# GOAL:
Print the entries below exactly as they appear, from the first line up to and including the line with "fig = plt.figure(figsize=(W". Do not print any pictures.
BEGIN RECORDS PROVIDED
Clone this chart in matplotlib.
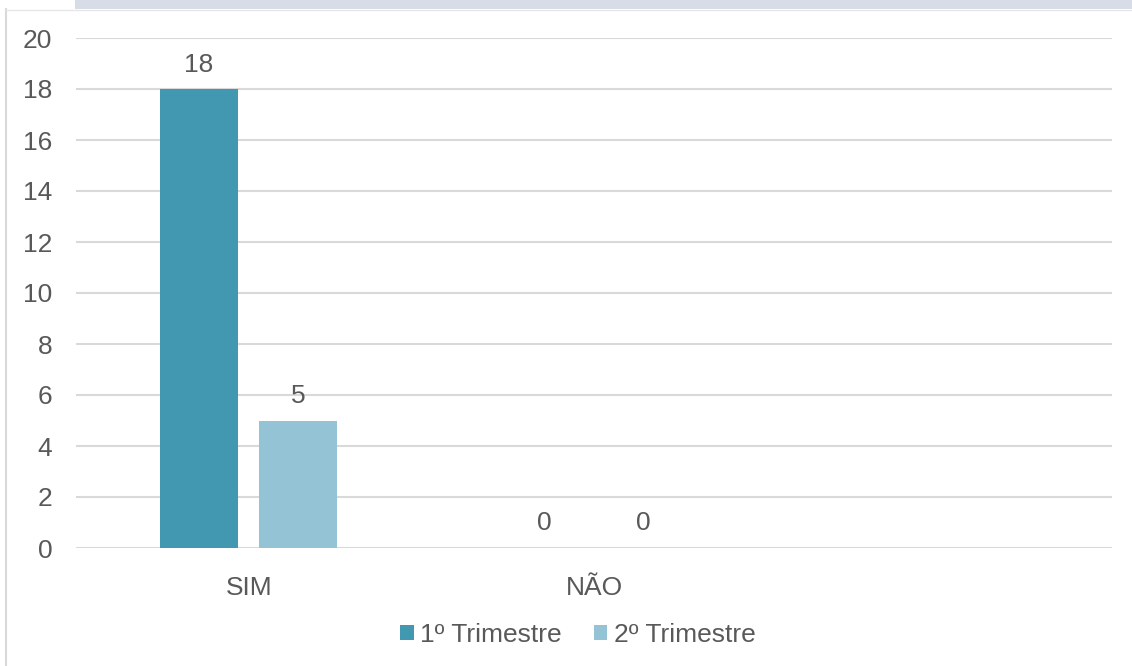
import matplotlib
matplotlib.use("Agg")
import matplotlib.pyplot as plt
from matplotlib.patches import Patch, Rectangle
from matplotlib.lines import Line2D
import numpy as np

categories = ["SIM", "NÃO", ""]
series_names = ["1º Trimestre", "2º Trimestre"]
tri1 = [18, 0, None]
tri2 = [5, 0, None]
yticks = [0, 2, 4, 6, 8, 10, 12, 14, 16, 18, 20]

c1 = "#4298B0"
c2 = "#93C3D5"
txt = "#595959"
grid = "#D9D9D9"
FS = 19

plt.rcParams['font.family'] = ['Liberation Sans', 'DejaVu Sans']

W, H = 1132, 666
fig = plt.figure(figsize=(W / 100, H / 100), dpi=100, facecolor="white")

# background decoration (document page edge)
fig.patches.append(Rectangle((75 / W, 1 - 9 / H), 1, 9 / H, transform=fig.transFigure,
                             facecolor="#D8DCE6", edgecolor="none", zorder=0))
fig.lines.append(Line2D([6 / W, 6 / W], [0, 1 - 9 / H], transform=fig.transFigure,
                        color="#D9D9D9", lw=1.5, zorder=0))
fig.lines.append(Line2D([6 / W, 1], [1 - 9.5 / H, 1 - 9.5 / H], transform=fig.transFigure,
                        color="#E6E6E6", lw=1.0, zorder=0))

ax = fig.add_axes([76 / W, (H - 548) / H, (1112 - 76) / W, (548 - 38) / H])
ax.set_facecolor("none")

x = np.arange(len(categories))
bw = 0.226
off = 0.1435

v1 = np.array([np.nan if v is None else v for v in tri1], dtype=float)
v2 = np.array([np.nan if v is None else v for v in tri2], dtype=float)

b1 = ax.bar(x - off, v1, bw, color=c1, zorder=3, label=series_names[0])
b2 = ax.bar(x + off, v2, bw, color=c2, zorder=3, label=series_names[1])

for xs, vals in ((x - off, tri1), (x + off, tri2)):
    for xi, v in zip(xs, vals):
        if v is None:
            continue
        ax.annotate(f"{v}", (xi, v), xytext=(0, 9), textcoords="offset points",
                    ha="center", va="bottom", fontsize=FS, color=txt)

ax.set_xlim(-0.5, 2.5)
ax.set_ylim(0, 20)
ax.set_yticks(yticks)
ax.set_xticks(x)
ax.set_xticklabels(categories)
ax.tick_params(axis="both", length=0, labelsize=FS, labelcolor=txt)
ax.tick_params(axis="y", pad=17)
ax.tick_params(axis="x", pad=20)
ax.grid(axis="y", color=grid, lw=1.5, zorder=0)
for s in ax.spines.values():
    s.set_visible(False)

handles = [Patch(facecolor=c1, edgecolor="none"), Patch(facecolor=c2, edgecolor="none")]
fig.legend(handles, series_names, loc="center", bbox_to_anchor=(578 / W, 1 - 635 / H),
           ncol=2, frameon=False, fontsize=FS, labelcolor=txt,
           handlelength=0.52, handleheight=0.52, handletextpad=0.25, columnspacing=1.2)

fig.savefig("out.png", dpi=100, facecolor="white")
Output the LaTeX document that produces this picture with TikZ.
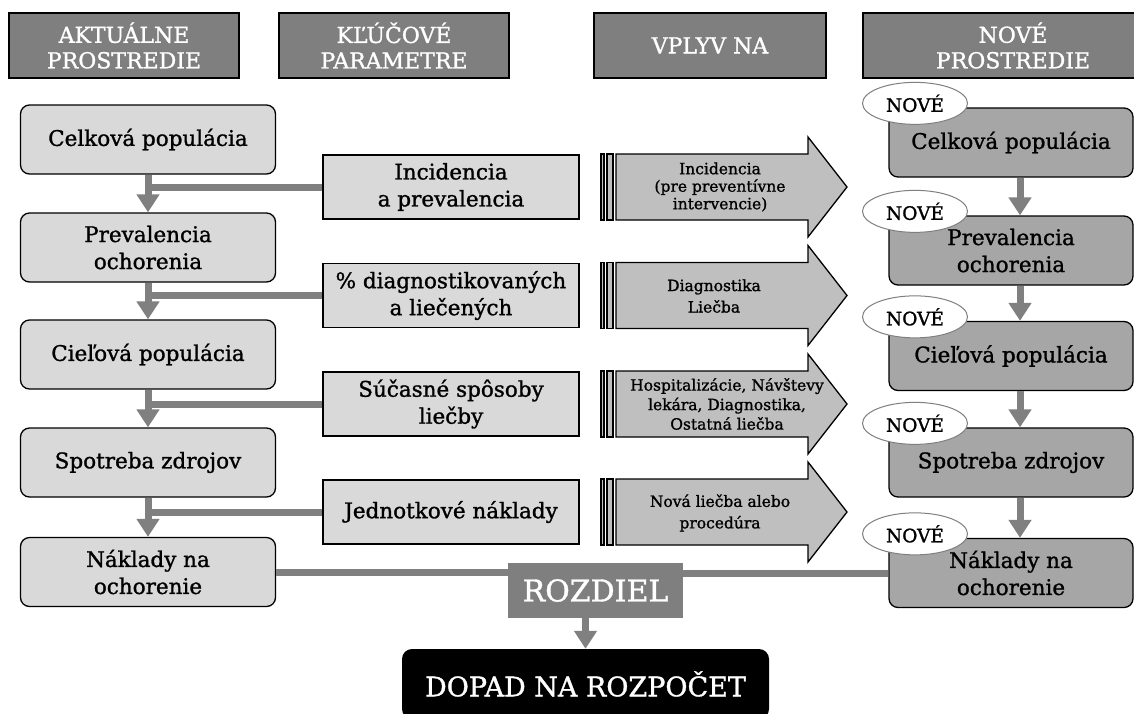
\documentclass[tikz,border=0pt]{standalone}
\usepackage{fontspec}
\setmainfont{DejaVu Serif}[RawFeature={embolden=1.2}]
\usetikzlibrary{arrows.meta,shapes.geometric}

\definecolor{hdrgray}{HTML}{7F7F7F}
\definecolor{boxlight}{HTML}{D9D9D9}
\definecolor{boxdark}{HTML}{A6A6A6}
\definecolor{arrowgray}{HTML}{BFBFBF}
\definecolor{linkgray}{HTML}{808080}

\tikzset{
    hdr/.style={draw=black, line width=1.3pt, fill=hdrgray, text=white, minimum height=65pt,
        inner sep=0pt, align=center, font=\fontsize{22}{25.5}\selectfont},
    oldbox/.style={draw=black, line width=1.3pt, fill=boxlight, rounded corners=9pt,
        minimum width=255pt, minimum height=69pt, inner sep=0pt, align=center,
        font=\fontsize{21.5}{27}\selectfont},
    newbox/.style={oldbox, fill=boxdark, minimum width=244pt},
    parambox/.style={draw=black, line width=1.3pt, fill=boxlight, minimum width=256pt,
        minimum height=64pt, inner sep=0pt, align=center, font=\fontsize{21.5}{27}\selectfont},
    impact/.style={inner sep=0pt, align=center, font=\fontsize{15.5}{19.5}\selectfont},
    newtag/.style={ellipse, draw=hdrgray, line width=1pt, fill=white, minimum width=105pt,
        minimum height=42pt, inner sep=0pt, font=\fontsize{18.5}{18.5}\selectfont},
    link/.style={draw=linkgray, line width=7pt},
    flow/.style={link, -{Triangle[width=22pt,length=18pt,color=linkgray]}},
}

\begin{document}
\begin{tikzpicture}[x=1pt,y=-1pt]
    \useasboundingbox (0,0) rectangle (1134,713);

    % Column headers
    \node[hdr, minimum width=230pt] (h1) at (124,45.5) {AKTUÁLNE\\PROSTREDIE};
    \node[hdr, minimum width=230pt] (h2) at (394,45.5) {KĽÚČOVÉ\\PARAMETRE};
    \node[hdr, minimum width=232pt] (h3) at (710,45.5) {VPLYV NA};
    \node[hdr, minimum width=300pt] (h4) at (1013,45.5) {NOVÉ\\PROSTREDIE};

    % Current and new environment
    \foreach \i/\ya/\yb/\txt in {1/139.5/142.5/Celková populácia,
                                  2/247.5/250.5/{Prevalencia\\ochorenia},
                                  3/354.5/356/Cieľová populácia,
                                  4/462.5/462.5/Spotreba zdrojov,
                                  5/572/573/{Náklady na\\ochorenie}} {
        \node[oldbox] (c\i) at (148,\ya) {\txt};
        \node[newbox] (n\i) at (1011,\yb) {\txt};
    }

    % Key parameters
    \node[parambox] (k1) at (451,187) {Incidencia\\a prevalencia};
    \node[parambox] (k2) at (451,295.5) {\% diagnostikovaných\\a liečených};
    \node[parambox] (k3) at (451,404) {Súčasné spôsoby\\liečby};
    \node[parambox] (k4) at (451,512) {Jednotkové náklady};

    % Striped arrows
    \foreach \y in {187,295.5,404,512} {
        \filldraw[fill=arrowgray, line width=1.3pt] (601,\y-33) rectangle (604,\y+33);
        \filldraw[fill=arrowgray, line width=1.3pt] (607,\y-33) rectangle (613,\y+33);
        \filldraw[fill=arrowgray, line width=1.3pt] (616,\y-33) -- (808,\y-33) -- (808,\y-50)
            -- (847,\y) -- (808,\y+50) -- (808,\y+33) -- (616,\y+33) -- cycle;
    }
    \node[impact, font=\fontsize{15.5}{17.5}\selectfont] (v1) at (720,187)
        {Incidencia\\(pre preventívne\\intervencie)};
    \node[impact] (v2) at (714,296) {Diagnostika\\[2pt]Liečba};
    \node[impact] (v3) at (727,404) {Hospitalizácie, Návštevy\\lekára, Diagnostika,\\Ostatná liečba};
    \node[impact] (v4) at (720,513) {Nová liečba alebo\\[2pt]procedúra};

    % Flow on the left
    \foreach \i/\j in {1/2,2/3,3/4,4/5} {
        \draw[flow] (c\i.south) -- (c\j.north);
        \draw[link] (k\i.west) -- (k\i.west -| c\i.south);
    }

    % Flow on the right
    \coordinate (rx) at (1020,0);
    \foreach \i/\j in {1/2,2/3,3/4,4/5} {
        \draw[flow] (n\i.south -| rx) -- (n\j.north -| rx);
    }
    \foreach \i in {1,...,5} {
        \node[newtag] (t\i) at ([yshift=4pt]n\i.north -| 915,0) {NOVÉ};
    }

    % Difference and budget impact
    \node[fill=hdrgray, text=white, minimum width=175pt, minimum height=55pt, inner sep=0pt,
        font=\fontsize{30}{30}\selectfont] (diff) at (595.5,590.5) {ROZDIEL};
    \node[fill=black, text=white, rounded corners=10pt, minimum width=367pt, minimum height=70pt,
        inner sep=0pt, font=\fontsize{27}{27}\selectfont] (budget) at (585.5,684) {DOPAD NA ROZPOČET};
    \draw[link] (c5.east) -- (c5.east -| diff.west);
    \draw[link] (n5.west -| diff.east) -- (n5.west);
    \draw[flow] (budget.north |- diff.south) -- (budget.north);

\end{tikzpicture}
\end{document}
END RECORDS PROVIDED
# OUTPUT BELOW:
Clone this chart in matplotlib.
import matplotlib
matplotlib.use("Agg")
import matplotlib.pyplot as plt
from matplotlib.patches import Patch, Rectangle
from matplotlib.lines import Line2D
import numpy as np

categories = ["SIM", "NÃO", ""]
series_names = ["1º Trimestre", "2º Trimestre"]
tri1 = [18, 0, None]
tri2 = [5, 0, None]
yticks = [0, 2, 4, 6, 8, 10, 12, 14, 16, 18, 20]

c1 = "#4298B0"
c2 = "#93C3D5"
txt = "#595959"
grid = "#D9D9D9"
FS = 19

plt.rcParams['font.family'] = ['Liberation Sans', 'DejaVu Sans']

W, H = 1132, 666
fig = plt.figure(figsize=(W / 100, H / 100), dpi=100, facecolor="white")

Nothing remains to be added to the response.